**What you need to do**
Leave out the pictures and copy every record exactly.

**Records provided**
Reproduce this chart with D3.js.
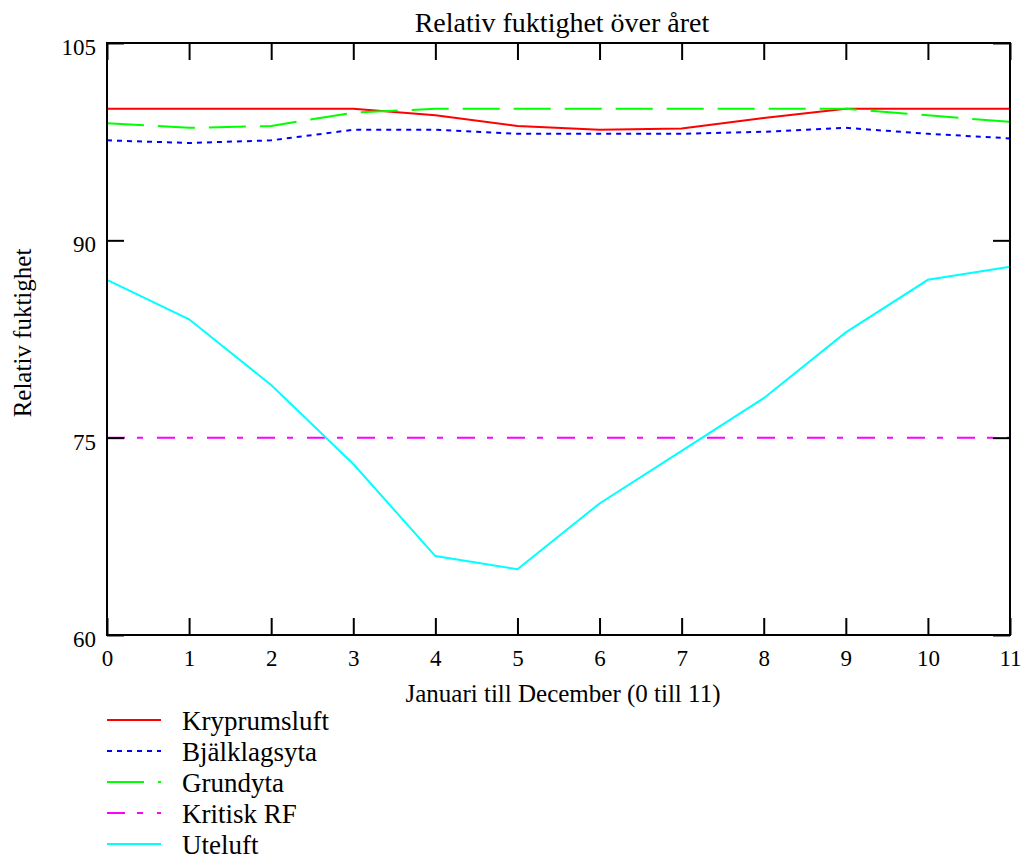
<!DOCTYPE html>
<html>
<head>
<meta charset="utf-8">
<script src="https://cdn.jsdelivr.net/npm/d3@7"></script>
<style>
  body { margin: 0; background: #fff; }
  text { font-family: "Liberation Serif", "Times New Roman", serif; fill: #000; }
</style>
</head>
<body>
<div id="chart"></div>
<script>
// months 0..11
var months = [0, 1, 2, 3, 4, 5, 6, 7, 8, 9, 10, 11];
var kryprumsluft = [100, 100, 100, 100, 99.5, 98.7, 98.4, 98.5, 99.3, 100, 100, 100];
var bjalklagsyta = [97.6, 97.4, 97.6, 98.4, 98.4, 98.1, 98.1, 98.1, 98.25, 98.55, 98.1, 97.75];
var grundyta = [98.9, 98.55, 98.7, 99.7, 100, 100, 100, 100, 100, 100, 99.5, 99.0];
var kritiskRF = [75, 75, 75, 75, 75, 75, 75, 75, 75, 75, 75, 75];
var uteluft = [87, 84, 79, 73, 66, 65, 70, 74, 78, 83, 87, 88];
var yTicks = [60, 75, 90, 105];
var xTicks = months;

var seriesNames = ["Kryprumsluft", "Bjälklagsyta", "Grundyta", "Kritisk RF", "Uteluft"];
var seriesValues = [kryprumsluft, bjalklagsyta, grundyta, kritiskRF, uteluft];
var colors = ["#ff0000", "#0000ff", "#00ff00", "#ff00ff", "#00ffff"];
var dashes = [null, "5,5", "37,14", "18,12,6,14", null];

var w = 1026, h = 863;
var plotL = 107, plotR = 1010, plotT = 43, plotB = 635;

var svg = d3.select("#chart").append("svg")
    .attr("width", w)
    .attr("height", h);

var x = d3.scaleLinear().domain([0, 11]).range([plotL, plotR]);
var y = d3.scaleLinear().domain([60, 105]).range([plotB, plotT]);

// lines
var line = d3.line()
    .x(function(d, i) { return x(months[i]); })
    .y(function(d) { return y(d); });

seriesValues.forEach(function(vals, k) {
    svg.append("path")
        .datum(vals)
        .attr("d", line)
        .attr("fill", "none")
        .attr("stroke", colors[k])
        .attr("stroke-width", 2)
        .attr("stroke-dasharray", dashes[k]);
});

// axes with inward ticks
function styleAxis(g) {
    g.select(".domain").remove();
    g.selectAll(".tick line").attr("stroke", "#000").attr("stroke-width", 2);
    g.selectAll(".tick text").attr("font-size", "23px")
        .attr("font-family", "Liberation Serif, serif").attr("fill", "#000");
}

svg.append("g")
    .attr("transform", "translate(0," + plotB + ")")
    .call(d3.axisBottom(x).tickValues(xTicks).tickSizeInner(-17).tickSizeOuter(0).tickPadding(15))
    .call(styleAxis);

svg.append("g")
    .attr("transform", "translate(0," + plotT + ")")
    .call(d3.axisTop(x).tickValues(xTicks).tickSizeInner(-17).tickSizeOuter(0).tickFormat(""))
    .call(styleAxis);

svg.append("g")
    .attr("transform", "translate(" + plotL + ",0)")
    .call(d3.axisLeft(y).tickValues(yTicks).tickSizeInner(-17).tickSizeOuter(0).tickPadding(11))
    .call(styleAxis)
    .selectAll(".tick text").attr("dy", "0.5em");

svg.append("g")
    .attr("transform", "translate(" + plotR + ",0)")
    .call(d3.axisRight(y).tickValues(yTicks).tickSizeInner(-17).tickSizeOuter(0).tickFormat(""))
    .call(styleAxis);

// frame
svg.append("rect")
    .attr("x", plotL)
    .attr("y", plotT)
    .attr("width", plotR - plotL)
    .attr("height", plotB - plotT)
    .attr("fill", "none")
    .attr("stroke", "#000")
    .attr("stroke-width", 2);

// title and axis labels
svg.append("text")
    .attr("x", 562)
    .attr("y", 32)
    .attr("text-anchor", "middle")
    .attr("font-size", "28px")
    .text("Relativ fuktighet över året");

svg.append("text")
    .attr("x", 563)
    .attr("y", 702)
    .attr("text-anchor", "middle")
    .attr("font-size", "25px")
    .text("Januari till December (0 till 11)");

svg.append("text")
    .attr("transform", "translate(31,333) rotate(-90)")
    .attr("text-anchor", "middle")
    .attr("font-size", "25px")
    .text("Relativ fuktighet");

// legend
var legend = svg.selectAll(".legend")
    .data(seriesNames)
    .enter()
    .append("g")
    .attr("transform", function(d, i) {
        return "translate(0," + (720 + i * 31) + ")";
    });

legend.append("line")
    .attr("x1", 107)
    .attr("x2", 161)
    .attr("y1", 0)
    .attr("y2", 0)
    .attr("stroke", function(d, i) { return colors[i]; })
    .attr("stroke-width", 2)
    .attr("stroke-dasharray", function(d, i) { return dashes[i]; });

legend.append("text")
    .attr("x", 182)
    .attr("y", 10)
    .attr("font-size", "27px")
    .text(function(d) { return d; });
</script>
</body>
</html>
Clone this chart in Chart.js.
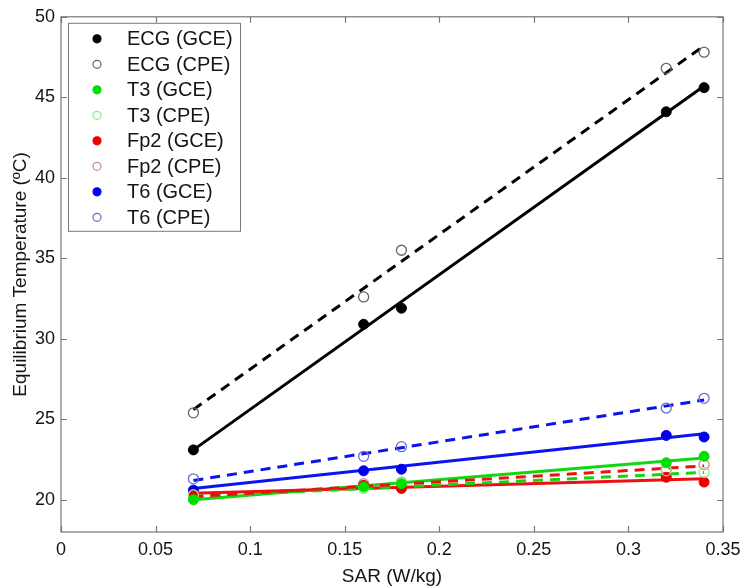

**Full response**
Reproduce this chart with D3.js.
<!DOCTYPE html>
<html>
<head>
<meta charset="utf-8">
<script src="https://cdn.jsdelivr.net/npm/d3@7"></script>
<style>
  body { margin: 0; background: #fff; }
  text { font-family: "Liberation Serif", "Times New Roman", serif; fill: #000; }
</style>
</head>
<body>
<div id="chart"></div>
<script>
// months 0..11
var months = [0, 1, 2, 3, 4, 5, 6, 7, 8, 9, 10, 11];
var kryprumsluft = [100, 100, 100, 100, 99.5, 98.7, 98.4, 98.5, 99.3, 100, 100, 100];
var bjalklagsyta = [97.6, 97.4, 97.6, 98.4, 98.4, 98.1, 98.1, 98.1, 98.25, 98.55, 98.1, 97.75];
var grundyta = [98.9, 98.55, 98.7, 99.7, 100, 100, 100, 100, 100, 100, 99.5, 99.0];
var kritiskRF = [75, 75, 75, 75, 75, 75, 75, 75, 75, 75, 75, 75];
var uteluft = [87, 84, 79, 73, 66, 65, 70, 74, 78, 83, 87, 88];
var yTicks = [60, 75, 90, 105];
var xTicks = months;

var seriesNames = ["Kryprumsluft", "Bjälklagsyta", "Grundyta", "Kritisk RF", "Uteluft"];
var seriesValues = [kryprumsluft, bjalklagsyta, grundyta, kritiskRF, uteluft];
var colors = ["#ff0000", "#0000ff", "#00ff00", "#ff00ff", "#00ffff"];
var dashes = [null, "5,5", "37,14", "18,12,6,14", null];

var w = 1026, h = 863;
var plotL = 107, plotR = 1010, plotT = 43, plotB = 635;

var svg = d3.select("#chart").append("svg")
    .attr("width", w)
    .attr("height", h);

var x = d3.scaleLinear().domain([0, 11]).range([plotL, plotR]);
var y = d3.scaleLinear().domain([60, 105]).range([plotB, plotT]);

// lines
var line = d3.line()
    .x(function(d, i) { return x(months[i]); })
    .y(function(d) { return y(d); });

seriesValues.forEach(function(vals, k) {
    svg.append("path")
        .datum(vals)
        .attr("d", line)
        .attr("fill", "none")
        .attr("stroke", colors[k])
        .attr("stroke-width", 2)
        .attr("stroke-dasharray", dashes[k]);
});

// axes with inward ticks
function styleAxis(g) {
    g.select(".domain").remove();
    g.selectAll(".tick line").attr("stroke", "#000").attr("stroke-width", 2);
    g.selectAll(".tick text").attr("font-size", "23px")
        .attr("font-family", "Liberation Serif, serif").attr("fill", "#000");
}

svg.append("g")
    .attr("transform", "translate(0," + plotB + ")")
    .call(d3.axisBottom(x).tickValues(xTicks).tickSizeInner(-17).tickSizeOuter(0).tickPadding(15))
    .call(styleAxis);

svg.append("g")
    .attr("transform", "translate(0," + plotT + ")")
    .call(d3.axisTop(x).tickValues(xTicks).tickSizeInner(-17).tickSizeOuter(0).tickFormat(""))
    .call(styleAxis);

svg.append("g")
    .attr("transform", "translate(" + plotL + ",0)")
    .call(d3.axisLeft(y).tickValues(yTicks).tickSizeInner(-17).tickSizeOuter(0).tickPadding(11))
    .call(styleAxis)
    .selectAll(".tick text").attr("dy", "0.5em");

svg.append("g")
    .attr("transform", "translate(" + plotR + ",0)")
    .call(d3.axisRight(y).tickValues(yTicks).tickSizeInner(-17).tickSizeOuter(0).tickFormat(""))
    .call(styleAxis);

// frame
svg.append("rect")
    .attr("x", plotL)
    .attr("y", plotT)
    .attr("width", plotR - plotL)
    .attr("height", plotB - plotT)
    .attr("fill", "none")
    .attr("stroke", "#000")
    .attr("stroke-width", 2);

// title and axis labels
svg.append("text")
    .attr("x", 562)
    .attr("y", 32)
    .attr("text-anchor", "middle")
    .attr("font-size", "28px")
    .text("Relativ fuktighet över året");

svg.append("text")
    .attr("x", 563)
    .attr("y", 702)
    .attr("text-anchor", "middle")
    .attr("font-size", "25px")
    .text("Januari till December (0 till 11)");

svg.append("text")
    .attr("transform", "translate(31,333) rotate(-90)")
    .attr("text-anchor", "middle")
    .attr("font-size", "25px")
    .text("Relativ fuktighet");

// legend
var legend = svg.selectAll(".legend")
    .data(seriesNames)
    .enter()
    .append("g")
    .attr("transform", function(d, i) {
        return "translate(0," + (720 + i * 31) + ")";
    });

legend.append("line")
    .attr("x1", 107)
    .attr("x2", 161)
    .attr("y1", 0)
    .attr("y2", 0)
    .attr("stroke", function(d, i) { return colors[i]; })
    .attr("stroke-width", 2)
    .attr("stroke-dasharray", function(d, i) { return dashes[i]; });

legend.append("text")
    .attr("x", 182)
    .attr("y", 10)
    .attr("font-size", "27px")
    .text(function(d) { return d; });
</script>
</body>
</html>
Clone this chart in Chart.js.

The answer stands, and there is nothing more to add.